'It was a struggle': Raleigh hospitality worker grateful to be back at work after pandemic downturn

Joel Brown Image
Saturday, August 7, 2021
Wake County hospitality industry seeing a revival
Wake County hospitality industry seeing a revivalOf the 943,000 jobs created in July, the lion's share, 380,000, were in leisure and hospitality.

RALEIGH, N.C. (WTVD) -- The U.S. economy seems in the midst of a summertime surge. The new jobs report posted 943,000 new jobs and an unemployment rate that dipped to 5.4% -- a 16-month low. The industry showing the most gains is leisure and hospitality, including many hotel workers in the Triangle who were once laid off by COVID-19 and are now thriving again.

When COVID locked down the world and threw economies into tailspins, Alton Best-Philyaw lost his livelihood.

"I was laid off starting at the beginning of April," said Best-Philyaw, a Goldsboro-born and Raleigh raised man who lost his job at a Charlotte hotel and suddenly found himself struggling to make ends meet with gig work.

"I was basically doing Grubhub and Uber Eats, just trying to do something to make a little bit of money. Thankfully, I had lots of family support to help me throughout it. But it was a struggle," he said.

Sixteen months later, after the meal deliveries and a stint at an Amazon warehouse, Best-Philyaw is back in the hospitality industry.

Of the 943,000 jobs created in July, the lion's share, 380,000, were in leisure and hospitality. One of those jobs was Alton Best-Philyaw's. Several years after leaving Raleigh, last month, his old boss at the downtown Sheraton wanted him back.

"So they called me and asked if I wanted to work back here at the Sheraton and I said absolutely," he recalled.

At the White House on Friday, President Joe Biden acknowledged the potential pitfalls the Delta-variant-fueled COVID surge could set for the economy. But he celebrated the historic jobs numbers.

"Economic growth is the fastest in 40 years," Biden said. "Jobs are up. The unemployment rate is the lowest since the pandemic."
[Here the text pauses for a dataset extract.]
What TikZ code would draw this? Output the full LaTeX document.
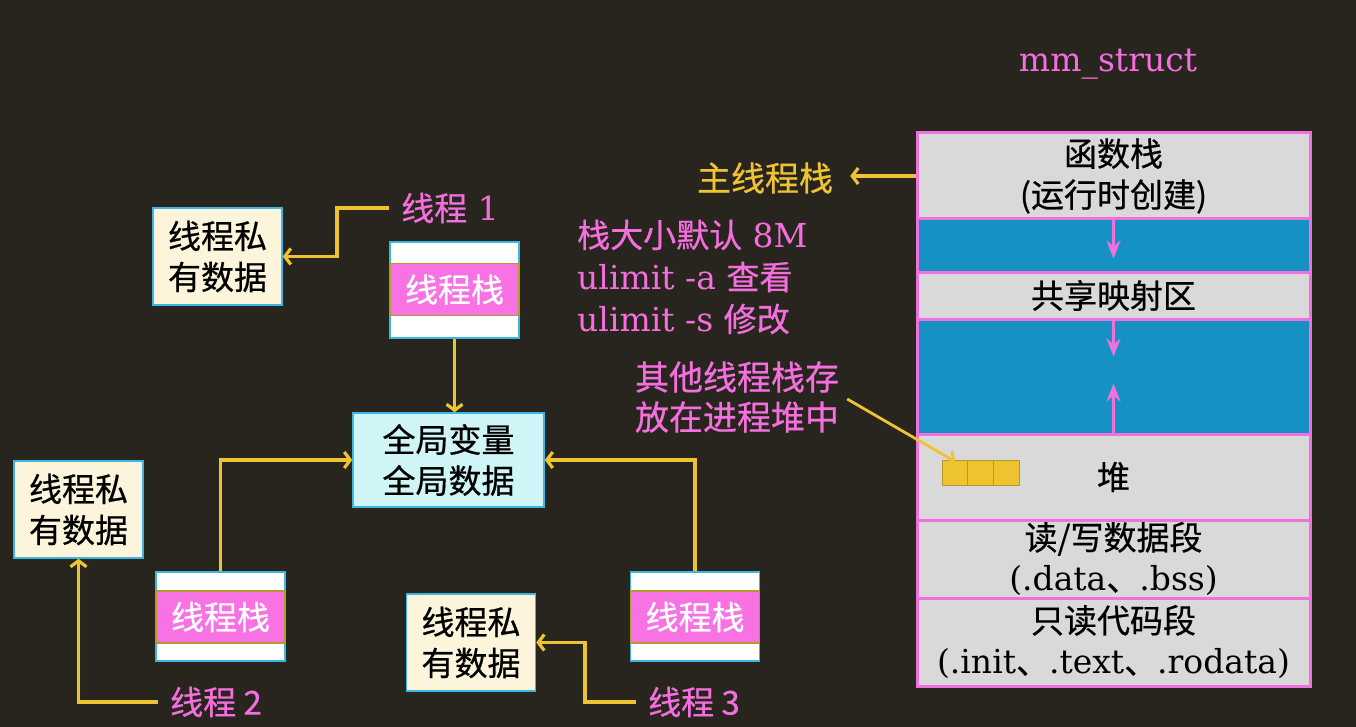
\documentclass[tikz,border=0pt]{standalone}
\usepackage{fontspec}
\setmainfont{DejaVu Serif}
\newfontfamily\cjk[FakeBold=0.6]{Noto Sans CJK SC}
\usetikzlibrary{arrows.meta}
\definecolor{bgc}{HTML}{28251F}
\definecolor{ptext}{HTML}{F46FDD}
\definecolor{yel}{HTML}{EEC332}
\definecolor{bandblue}{HTML}{1592C3}
\definecolor{segray}{HTML}{D9D9D9}
\definecolor{mpink}{HTML}{F070E0}
\definecolor{cream}{HTML}{FCF5DC}
\definecolor{lcyan}{HTML}{CFF5F7}
\definecolor{lblue}{HTML}{3CB6E3}
\definecolor{spink}{HTML}{F872E3}
\definecolor{olive}{HTML}{B59A2A}
\begin{document}
\begin{tikzpicture}[x=1pt,y=-1pt,
  fnt/.style={font={\fontsize{33}{41}\selectfont}},
  seg/.style={fnt, draw=mpink, line width=3pt, fill=segray, minimum width=393pt, inner sep=0pt, align=center, text=black},
  bseg/.style={seg, fill=bandblue},
  databox/.style={fnt, draw=lblue, line width=1.5pt, fill=cream, minimum width=129pt, minimum height=97pt, inner sep=0pt, align=center, text=black},
  stackbox/.style={draw=lblue, line width=1.5pt, fill=white, minimum width=129pt, inner sep=0pt},
  stackband/.style={fnt, draw=olive, line width=1.2pt, fill=spink, minimum width=129pt, minimum height=52pt, inner sep=0pt, text=white},
  lbl/.style={fnt, text=ptext, inner sep=6pt},
  yline/.style={draw=yel, line width=3.2pt},
  yarr/.style={yline, -{Straight Barb[length=6pt,width=16pt]}},
  parr/.style={draw=mpink, line width=3.5pt, -{Stealth[length=18pt,width=14pt,inset=6pt]}},
  cell/.style={draw=olive, line width=1pt, fill=yel, minimum width=25.7pt, minimum height=25pt, inner sep=0pt}
]
\useasboundingbox (0,0) rectangle (1356,727);
\fill[bgc] (0,0) rectangle (1356,727);

% mm_struct title
\node[lbl] (mm) at (1108,64) {mm\_struct};

% memory segments
\node[seg, minimum height=86pt] (fs) at (1113.5,176) {{\cjk 函数栈}\\{\cjk (运行时创建)}};
\node[bseg, minimum height=53pt] (b1) at (1113.5,245.5) {};
\node[seg, minimum height=47pt] (sh) at (1113.5,295.5) {\cjk 共享映射区};
\node[bseg, minimum height=115pt] (b2) at (1113.5,376.5) {};
\node[seg, minimum height=86pt] (heap) at (1113.5,477) {\cjk 堆};
\node[seg, minimum height=78pt] (rw) at (1113.5,559) {{\cjk 读/写数据段}\\(.data{\cjk 、}.bss)};
\node[seg, minimum height=88pt] (ro) at (1113.5,642) {{\cjk 只读代码段}\\(.init{\cjk 、}.text{\cjk 、}.rodata)};

\draw[parr] (fs.south) -- ++(0,38);
\draw[parr] (sh.south) -- ++(0,36);
\draw[parr] (heap.north) -- ++(0,-49);

% heap cells
\node[cell] (hc1) at (955,472.5) {};
\node[cell] (hc2) at (980.6,472.5) {};
\node[cell] (hc3) at (1006.3,472.5) {};

% main thread stack label
\node[fnt, text=yel, inner sep=0pt, font={\fontsize{34}{41}\selectfont}] (mt) at (765,178) {\cjk 主线程栈};
\draw[yarr] (fs.west) -- ([xshift=17pt]mt.east |- fs.west);

% ulimit notes
\node[fnt, text=ptext, anchor=west, align=left, inner sep=0pt, font={\fontsize{33}{42}\selectfont}] (note) at (577,277)
  {{\cjk 栈大小默认} 8M\\ulimit -a {\cjk 查看}\\ulimit -s {\cjk 修改}};

% other thread stacks note
\node[fnt, text=ptext, align=center, inner sep=8pt, font={\fontsize{34}{40}\selectfont}] (oth) at (737,397)
  {{\cjk 其他线程栈存}\\{\cjk 放在进程堆中}};
\draw[yline, line width=2.8pt, -{Straight Barb[length=6pt,width=15pt]}] ([yshift=-2pt]oth.east) -- ([yshift=-2pt]hc1.north);

% global data
\node[databox, fill=lcyan, minimum width=191pt, minimum height=94pt] (g) at (448.5,460) {{\cjk 全局变量}\\{\cjk 全局数据}};

% thread 1
\node[databox] (d1) at (217.5,256.5) {{\cjk 线程私}\\{\cjk 有数据}};
\node[stackbox, minimum height=96pt] (s1) at (454.5,290) {};
\node[stackband] (sb1) at (454.5,289.5) {\cjk 线程栈};
\node[lbl, inner sep=12pt] (t1) at (450,208) {{\cjk 线程} 1};
\coordinate (c1) at (337,208);
\draw[yarr] (t1.west) -- (c1) |- (d1.east);
\draw[yarr] (s1.south) -- (s1.south |- g.north);

% thread 2
\node[databox] (d2) at (78.5,509.5) {{\cjk 线程私}\\{\cjk 有数据}};
\node[stackbox, minimum height=89pt] (s2) at (220.5,616.5) {};
\node[stackband] (sb2) at (220.5,617) {\cjk 线程栈};
\node[lbl, inner sep=12pt] (t2) at (216,702) {\cjk 线程 2};
\draw[yarr] (t2.west) -| (d2.south);
\draw[yarr] (s2.north) |- (g.west);

% thread 3
\node[databox] (d3) at (471,642.5) {{\cjk 线程私}\\{\cjk 有数据}};
\node[stackbox, minimum height=89pt] (s3) at (695,616.5) {};
\node[stackband] (sb3) at (695,617) {\cjk 线程栈};
\node[lbl, inner sep=12pt] (t3) at (694,702) {\cjk 线程 3};
\coordinate (c3) at (585,702);
\draw[yarr] (t3.west) -- (c3) |- (d3.east);
\draw[yarr] (s3.north) |- (g.east);
\end{tikzpicture}
\end{document}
Back in downtown Raleigh, leisure business is looking up again. This weekend's e-sports bonanza, the Carolina Games Summit, is filling up hotel rooms not to mention restaurants and bars.

After two weeks back on the job, this front desk manager is hopeful but humble.

"We had a whole year where everything was basically pushed back and we didn't know when this was going to happen again. So the fact that it's picking back up sooner rather than later is a really good thing," said Best-Philyaw.

But while leisure travel is returning to some semblance of what it was pre-pandemic, work travel still is not where it was. That continues to hurt the hospitality industry. COVID's new Delta-variant surge only adds to the uncertainty.